When the auditors turn up to inspect a local authority, how do they work? They are not like a murder squad. They cannot turn over a council, searching every nook and cranny. A finance man from a big county described the Audit Commission’s task to me:
“They listen to what councils say. They look at internal audit work and things they raised last year. They do some sampling to see if there is anything that challenges what they have been told. They listen to objections raised by interested parties. But unless they are pointed in the right direction, it is sometimes like looking for a needle in a haystack. And their first priority is to reassure themselves that the accounts present the transactions in the year in a fair and transparent way.”
Imagine taking in a car for an MOT and being cross-examined, “Is it running well? How are the tyres? Any other problems? Oh well, we’ll sign you off, great.”
Auditors who lean so heavily on client input can hardly be described as independent, let alone thorough, and there are not enough of them. Last year, there was so much adverse publicity about the formation of Southwest One that the Audit Commission finally took a look at the matter. I suspect that ministerial push was behind it. That particular exercise cost £8,900. The district auditor charged £345 an hour. He skimmed through one of the most detailed and complex contracts in recent history, which was probably three and half days’ work. It was not a proper audit; it was a snapshot. It was light-touch regulation all over again.
A complete council audit is far from cheap. A lot of councils have complained about Audit Commission charges. Somerset had to cough up £257,300 last year. That raises another important issue of doubt. How can the independent Audit Commission’s word be trusted when the client pays all the bills? Will the Minister consider reducing grants to local government by the amount required to create a central audit fund? That way auditors could be fully independent and free from the accusation that whoever pays the piper calls the tune.
Have the Government considered a merger between the National Audit Office, the Audit Commission, the government consultants 4ps and the Office of Government Commerce? On large, risky ventures such as Southwest One, local government auditors should be able to call on additional resources to ensure that the highest standards are applied in the public interest. On another point, key milestones called gateway reviews are mandatory in large national projects. Why are they not also mandatory for large local government projects such as ISiS and Southwest One? I ask in a spirit of constructive debate, because I do not know the answer.

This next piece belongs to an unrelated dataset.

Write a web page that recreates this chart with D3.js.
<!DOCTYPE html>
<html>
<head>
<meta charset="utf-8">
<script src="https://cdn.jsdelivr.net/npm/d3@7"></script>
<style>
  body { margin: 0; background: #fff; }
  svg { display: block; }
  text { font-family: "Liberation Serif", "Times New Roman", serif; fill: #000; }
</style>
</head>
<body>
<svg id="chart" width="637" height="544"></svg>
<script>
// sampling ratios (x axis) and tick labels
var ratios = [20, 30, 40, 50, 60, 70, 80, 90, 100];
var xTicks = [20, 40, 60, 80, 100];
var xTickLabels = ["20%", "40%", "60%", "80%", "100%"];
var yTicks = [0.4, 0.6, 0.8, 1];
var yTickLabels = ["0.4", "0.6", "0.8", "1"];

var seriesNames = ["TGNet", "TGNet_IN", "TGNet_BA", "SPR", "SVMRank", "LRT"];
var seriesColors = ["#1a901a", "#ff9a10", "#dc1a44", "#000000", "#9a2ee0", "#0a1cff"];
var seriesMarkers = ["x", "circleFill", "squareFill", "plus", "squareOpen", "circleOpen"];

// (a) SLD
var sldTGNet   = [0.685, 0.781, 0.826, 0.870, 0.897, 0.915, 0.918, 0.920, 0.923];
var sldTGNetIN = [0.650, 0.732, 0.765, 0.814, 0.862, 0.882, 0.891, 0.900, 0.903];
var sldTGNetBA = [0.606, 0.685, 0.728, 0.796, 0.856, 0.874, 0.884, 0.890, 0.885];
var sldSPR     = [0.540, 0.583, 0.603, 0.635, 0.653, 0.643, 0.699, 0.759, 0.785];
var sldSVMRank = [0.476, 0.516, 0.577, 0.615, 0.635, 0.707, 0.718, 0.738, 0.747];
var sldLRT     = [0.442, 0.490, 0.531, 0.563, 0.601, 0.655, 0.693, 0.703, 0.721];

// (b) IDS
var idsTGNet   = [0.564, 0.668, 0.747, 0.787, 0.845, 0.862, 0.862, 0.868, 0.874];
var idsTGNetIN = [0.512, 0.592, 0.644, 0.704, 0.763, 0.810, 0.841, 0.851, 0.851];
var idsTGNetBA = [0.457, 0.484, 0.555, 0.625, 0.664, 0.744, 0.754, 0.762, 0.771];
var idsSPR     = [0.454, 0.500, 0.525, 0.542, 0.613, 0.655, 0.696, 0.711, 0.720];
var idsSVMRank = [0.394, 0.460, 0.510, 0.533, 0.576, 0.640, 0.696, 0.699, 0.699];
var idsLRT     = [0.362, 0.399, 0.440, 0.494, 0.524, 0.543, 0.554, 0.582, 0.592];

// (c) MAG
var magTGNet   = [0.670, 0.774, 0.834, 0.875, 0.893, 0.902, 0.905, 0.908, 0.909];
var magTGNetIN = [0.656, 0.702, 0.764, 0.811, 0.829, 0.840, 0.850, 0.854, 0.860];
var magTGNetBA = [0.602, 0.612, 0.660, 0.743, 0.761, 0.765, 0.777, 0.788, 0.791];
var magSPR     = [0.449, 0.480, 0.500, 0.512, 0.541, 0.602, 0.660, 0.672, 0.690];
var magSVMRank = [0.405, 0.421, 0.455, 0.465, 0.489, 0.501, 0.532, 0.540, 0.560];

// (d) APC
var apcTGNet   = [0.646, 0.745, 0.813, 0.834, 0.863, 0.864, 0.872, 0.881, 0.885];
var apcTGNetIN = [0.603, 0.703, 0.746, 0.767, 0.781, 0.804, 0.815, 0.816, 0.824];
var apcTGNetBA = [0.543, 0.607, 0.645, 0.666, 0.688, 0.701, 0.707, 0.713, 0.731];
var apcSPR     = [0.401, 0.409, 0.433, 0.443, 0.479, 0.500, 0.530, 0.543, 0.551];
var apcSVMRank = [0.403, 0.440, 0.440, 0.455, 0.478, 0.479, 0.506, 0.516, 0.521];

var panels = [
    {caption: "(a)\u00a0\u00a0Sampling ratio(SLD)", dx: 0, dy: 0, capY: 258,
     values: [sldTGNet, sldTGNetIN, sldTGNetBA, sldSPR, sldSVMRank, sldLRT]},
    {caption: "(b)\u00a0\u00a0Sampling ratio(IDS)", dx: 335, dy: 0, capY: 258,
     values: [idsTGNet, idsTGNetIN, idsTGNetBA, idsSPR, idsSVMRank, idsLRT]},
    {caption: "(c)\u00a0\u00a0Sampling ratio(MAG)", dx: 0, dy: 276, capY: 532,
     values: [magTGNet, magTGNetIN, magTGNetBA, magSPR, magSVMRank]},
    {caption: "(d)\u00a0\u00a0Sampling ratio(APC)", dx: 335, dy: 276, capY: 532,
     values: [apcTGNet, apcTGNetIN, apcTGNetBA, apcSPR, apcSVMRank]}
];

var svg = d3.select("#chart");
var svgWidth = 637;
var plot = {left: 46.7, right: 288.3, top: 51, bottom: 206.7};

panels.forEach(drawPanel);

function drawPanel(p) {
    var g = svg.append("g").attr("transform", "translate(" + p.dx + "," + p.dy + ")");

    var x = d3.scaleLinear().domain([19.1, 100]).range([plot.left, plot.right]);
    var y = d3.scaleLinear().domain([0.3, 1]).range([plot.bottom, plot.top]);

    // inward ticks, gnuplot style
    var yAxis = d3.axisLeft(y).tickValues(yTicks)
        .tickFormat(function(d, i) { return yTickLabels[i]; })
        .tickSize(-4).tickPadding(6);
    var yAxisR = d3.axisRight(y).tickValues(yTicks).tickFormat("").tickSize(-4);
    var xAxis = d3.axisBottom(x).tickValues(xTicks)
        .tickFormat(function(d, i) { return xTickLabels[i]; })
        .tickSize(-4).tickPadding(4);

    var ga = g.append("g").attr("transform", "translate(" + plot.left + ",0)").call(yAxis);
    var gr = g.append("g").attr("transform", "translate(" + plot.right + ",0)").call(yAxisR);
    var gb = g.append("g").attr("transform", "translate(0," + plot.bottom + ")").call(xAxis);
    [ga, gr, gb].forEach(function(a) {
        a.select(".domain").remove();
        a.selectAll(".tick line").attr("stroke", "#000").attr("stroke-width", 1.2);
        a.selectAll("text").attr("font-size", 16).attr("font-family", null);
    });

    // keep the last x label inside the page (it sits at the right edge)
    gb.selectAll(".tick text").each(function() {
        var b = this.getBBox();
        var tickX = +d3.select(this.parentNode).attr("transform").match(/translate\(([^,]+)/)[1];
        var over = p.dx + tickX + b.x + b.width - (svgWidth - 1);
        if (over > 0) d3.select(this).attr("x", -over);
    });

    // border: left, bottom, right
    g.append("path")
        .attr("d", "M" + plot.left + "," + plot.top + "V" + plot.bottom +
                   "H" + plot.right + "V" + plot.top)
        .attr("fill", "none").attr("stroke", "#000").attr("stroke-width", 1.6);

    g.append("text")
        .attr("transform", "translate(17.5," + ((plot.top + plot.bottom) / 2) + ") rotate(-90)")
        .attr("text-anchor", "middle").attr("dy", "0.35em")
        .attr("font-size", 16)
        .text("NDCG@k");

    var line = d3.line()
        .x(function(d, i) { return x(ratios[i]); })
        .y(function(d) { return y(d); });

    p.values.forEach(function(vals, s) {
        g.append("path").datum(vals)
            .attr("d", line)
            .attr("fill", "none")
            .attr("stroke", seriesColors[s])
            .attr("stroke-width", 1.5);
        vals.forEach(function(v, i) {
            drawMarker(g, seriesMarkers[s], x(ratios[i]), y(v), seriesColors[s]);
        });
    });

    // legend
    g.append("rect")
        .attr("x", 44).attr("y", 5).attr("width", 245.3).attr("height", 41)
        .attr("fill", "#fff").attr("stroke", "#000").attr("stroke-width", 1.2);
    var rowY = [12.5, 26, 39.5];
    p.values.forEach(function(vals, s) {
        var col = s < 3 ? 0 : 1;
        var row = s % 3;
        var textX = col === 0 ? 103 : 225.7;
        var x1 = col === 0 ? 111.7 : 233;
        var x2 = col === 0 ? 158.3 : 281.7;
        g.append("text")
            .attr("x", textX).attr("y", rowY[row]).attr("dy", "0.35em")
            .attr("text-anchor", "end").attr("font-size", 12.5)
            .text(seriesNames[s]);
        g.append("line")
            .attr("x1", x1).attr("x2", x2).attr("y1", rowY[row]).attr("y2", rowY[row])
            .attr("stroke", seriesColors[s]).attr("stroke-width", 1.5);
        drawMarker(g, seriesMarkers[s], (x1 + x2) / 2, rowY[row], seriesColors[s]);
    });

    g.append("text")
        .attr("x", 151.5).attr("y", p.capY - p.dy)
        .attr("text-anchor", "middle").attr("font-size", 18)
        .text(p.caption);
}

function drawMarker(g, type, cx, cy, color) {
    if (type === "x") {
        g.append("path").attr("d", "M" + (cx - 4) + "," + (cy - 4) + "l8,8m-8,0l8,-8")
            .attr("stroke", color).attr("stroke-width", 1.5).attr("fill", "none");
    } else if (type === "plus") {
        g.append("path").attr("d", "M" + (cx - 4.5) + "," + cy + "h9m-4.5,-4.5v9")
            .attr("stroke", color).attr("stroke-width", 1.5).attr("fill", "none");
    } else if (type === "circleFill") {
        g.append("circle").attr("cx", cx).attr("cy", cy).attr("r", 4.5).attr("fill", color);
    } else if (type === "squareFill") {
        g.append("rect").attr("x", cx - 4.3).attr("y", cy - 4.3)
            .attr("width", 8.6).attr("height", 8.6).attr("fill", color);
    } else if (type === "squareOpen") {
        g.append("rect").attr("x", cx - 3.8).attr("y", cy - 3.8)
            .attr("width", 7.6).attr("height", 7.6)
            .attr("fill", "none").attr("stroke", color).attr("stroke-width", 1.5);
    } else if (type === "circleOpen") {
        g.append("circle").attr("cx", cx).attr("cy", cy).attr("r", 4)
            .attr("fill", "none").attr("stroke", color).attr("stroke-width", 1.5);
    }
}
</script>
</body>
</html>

I consulted many experts before this debate—I have been going on about the issue for two years—and have reached the sorry conclusion that the Audit Commission is no longer fit for task. This year, to everyone’s derision, Somerset county council received from the auditors the highest value for money rating possible. They might as well have given an Oscar to a tub of lard for all the good that has done. Somerset borrowed £35 million to buy an unproven computer system from IBM that is already drastically late. That is not value for money. The council also ignored all professional advice and invested £25 million in Icelandic banks. That is not value for money either, but what would the Audit Commission know? Some £10 million of its reserves also went to Iceland. We have all been caught up.
We pay for such costly mistakes. We deserve better: better audits, better scrutiny, and a much tighter rein on the likes of Jones the Groan and all the useless people around him. If we do not get that, we will all end up paying in the long run.

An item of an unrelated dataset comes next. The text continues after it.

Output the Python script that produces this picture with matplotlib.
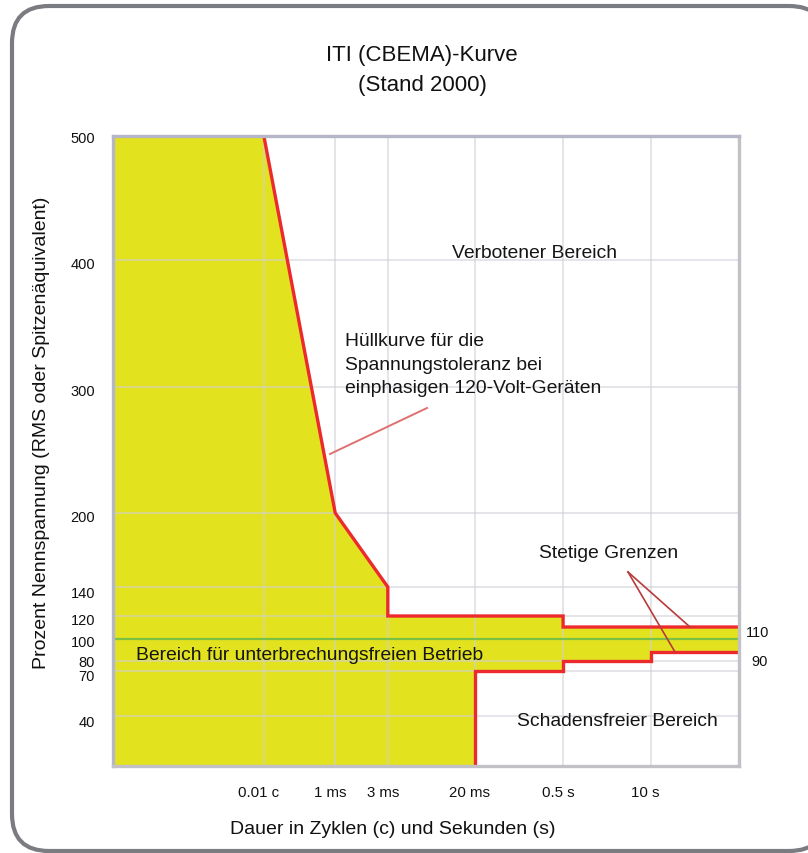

I congratulate the hon. Member for Bridgwater (Mr. Liddell- Grainger) on securing this debate. He knows where I come from. In a former life, I was an auditor with responsibility for auditing local authorities and other organisations on risk management, corporate governance and internal performance. When I was a councillor on Hartlepool borough council, I was also the portfolio holder for performance management, so the subject is dear to my heart.

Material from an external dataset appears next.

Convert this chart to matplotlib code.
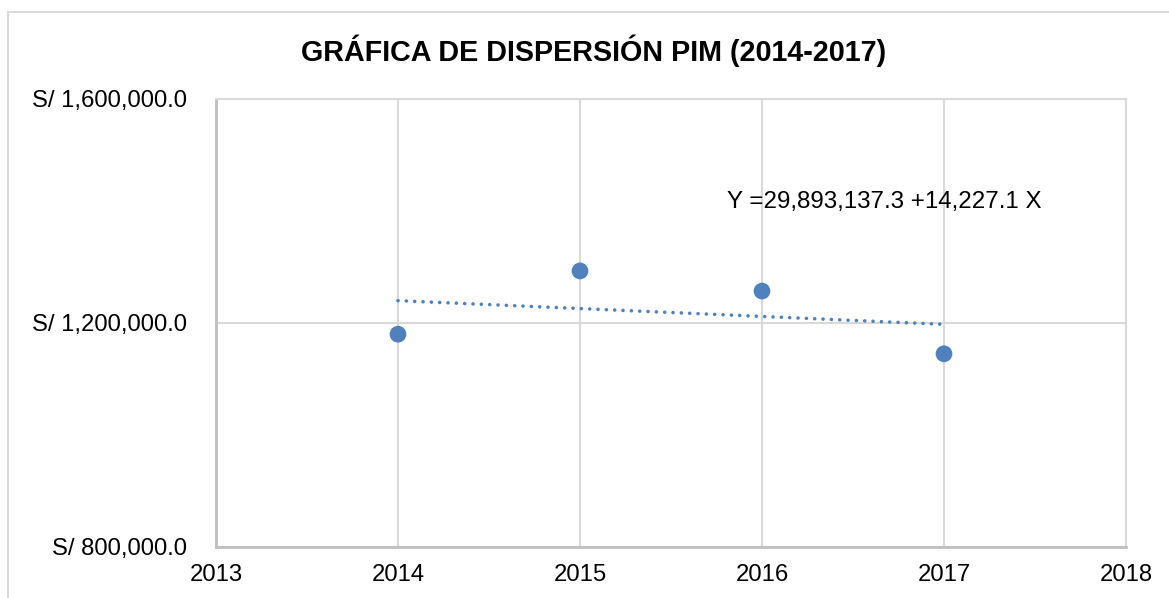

I congratulate the hon. Gentleman on the manner in which he has raised the subject. It is serious, but he has discussed it in an entertaining manner. I have an awful lot to cover in the time available. If I do not cover all the matters involving audits, corporate governance and corporate performance, I will be more than happy not only to write to him but to meet him to discuss them further.
The hon. Gentleman is a distinguished member of the Select Committee on Public Administration. Last night I was reading the transcripts of the Committee’s current inquiry into good government. He raised many of the same issues there. I am also aware that part of the inquiry involves consideration of mechanisms for assessing and improving Government performance. That is an important role.
As the hon. Gentleman has said, the Audit Commission celebrated its 25th anniversary last year. From the very beginning, it has had a responsibility to assess, evaluate and promote economy, efficiency and effectiveness in the delivery of public services. That is what I want to cover in my response to him, the major theme of which, notwithstanding my invitation to meet him, is that this is not an abstract exercise, or something that can be put into the journals of some public sector magazine. This issue directly affects millions of people every day, and involves billions of pounds of taxpayers’ money.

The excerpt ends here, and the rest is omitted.